It’s an excellent sign of an anime’s quality that not only did I end up watching four episodes instead of three to review Demon Slayer, but actively want to see the rest of it. Say what you will of Shonen anime, there’s a reason it’s still so popular and why Attack on Titan and My Hero Academia both have such a rabid fanbase. Though the basic premise of a plucky young hero doggedly going for one goal and overcoming increasingly intense and dramatic fights by willpower and determination is played out, if it works, it works.

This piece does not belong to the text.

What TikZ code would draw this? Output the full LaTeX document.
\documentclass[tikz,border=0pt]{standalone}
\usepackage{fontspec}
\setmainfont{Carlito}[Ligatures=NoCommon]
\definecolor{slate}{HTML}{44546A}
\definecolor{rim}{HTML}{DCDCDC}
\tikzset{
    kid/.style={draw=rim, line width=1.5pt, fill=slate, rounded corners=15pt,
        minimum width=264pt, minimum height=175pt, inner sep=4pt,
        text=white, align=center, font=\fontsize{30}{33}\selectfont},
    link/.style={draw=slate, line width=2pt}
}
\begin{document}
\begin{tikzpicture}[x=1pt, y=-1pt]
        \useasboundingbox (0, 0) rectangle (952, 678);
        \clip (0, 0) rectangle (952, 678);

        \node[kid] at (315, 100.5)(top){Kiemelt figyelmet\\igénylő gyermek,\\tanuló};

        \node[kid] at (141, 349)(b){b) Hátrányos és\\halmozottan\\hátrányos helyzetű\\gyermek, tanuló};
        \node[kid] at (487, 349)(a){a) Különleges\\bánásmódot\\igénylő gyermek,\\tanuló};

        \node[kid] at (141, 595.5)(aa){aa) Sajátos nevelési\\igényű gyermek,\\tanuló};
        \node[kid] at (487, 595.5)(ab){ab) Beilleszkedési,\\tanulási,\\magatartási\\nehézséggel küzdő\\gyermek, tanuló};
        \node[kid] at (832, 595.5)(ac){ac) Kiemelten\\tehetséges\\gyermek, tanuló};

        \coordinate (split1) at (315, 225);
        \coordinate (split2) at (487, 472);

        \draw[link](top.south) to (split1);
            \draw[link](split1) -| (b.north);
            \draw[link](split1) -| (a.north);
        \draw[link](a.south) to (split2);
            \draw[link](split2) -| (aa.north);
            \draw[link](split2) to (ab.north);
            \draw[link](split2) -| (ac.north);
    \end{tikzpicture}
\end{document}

And Demon Slayer is not messing around either with its plot. Much like My Hero Academia, this show doesn’t break the mold, it doesn’t do new things with the concept; it streamlines and perfects it. The pacing on this show is extremely tight and it does not drag its feet along with the plot.
It has the same plot origination as Attack on Titan. Evil monsters kill family, swears to kill them, learns to be a magical fighter. The hero’s journey is so stamped on this—and, yet, I adore it.
Usually, as I’m sure regular readers have noticed, I’m not one to enjoy clichés, but this show just does them so well. Watching someone fight demons in bombastic, well-choreographed battles, with actual strategy is just entertaining. A show can be all fighting, all combat, if the story is being conveyed through that fighting.
Demon Slayer knows this and uses its premise to show, not tell. By the first ten minutes you already understand how the character is, what sort of man he is, and even sets up some minor plot bits that might come up later (he’s paid for something and never spends all of it).
But, all that said, there is one thing unique I can touch on before I go: the animation. This show does a strange dance of CGI animation and normal anime animation and uses hyper-stylized effects for action moments. It looks goofy when people are simply walking around, as they’re like old video game characters, but during the battle moments there’s such a fluidity to motion, yet a sense of real impact, that it’s mesmerizing to see.
The art style of this show helps, too. There’s a distinct aesthetic to how everything looks, from outfits to monsters, that makes it feel cohesive to the world and feels real for the time period—even if it’s likely not. Funny enough, the only thing that breaks the illusion isn’t visual, it’s the dialogue. Characters say modern-day slang terms, especially the demons, that just feel weird. It does make the demons even more separated from the often stoic but compassionate human characters—but it is worth noting as perhaps the only major blemish on a truly good show.
If you liked Naruto, Bleach, One Piece, anything like that as a child, then this might be your jam. It recreates that nostalgia, even in a cynical anime fan like me.
Demon Slayer is a show, that, if you can stomach some honestly intense gore, I can’t recommend highly enough from the first few episodes.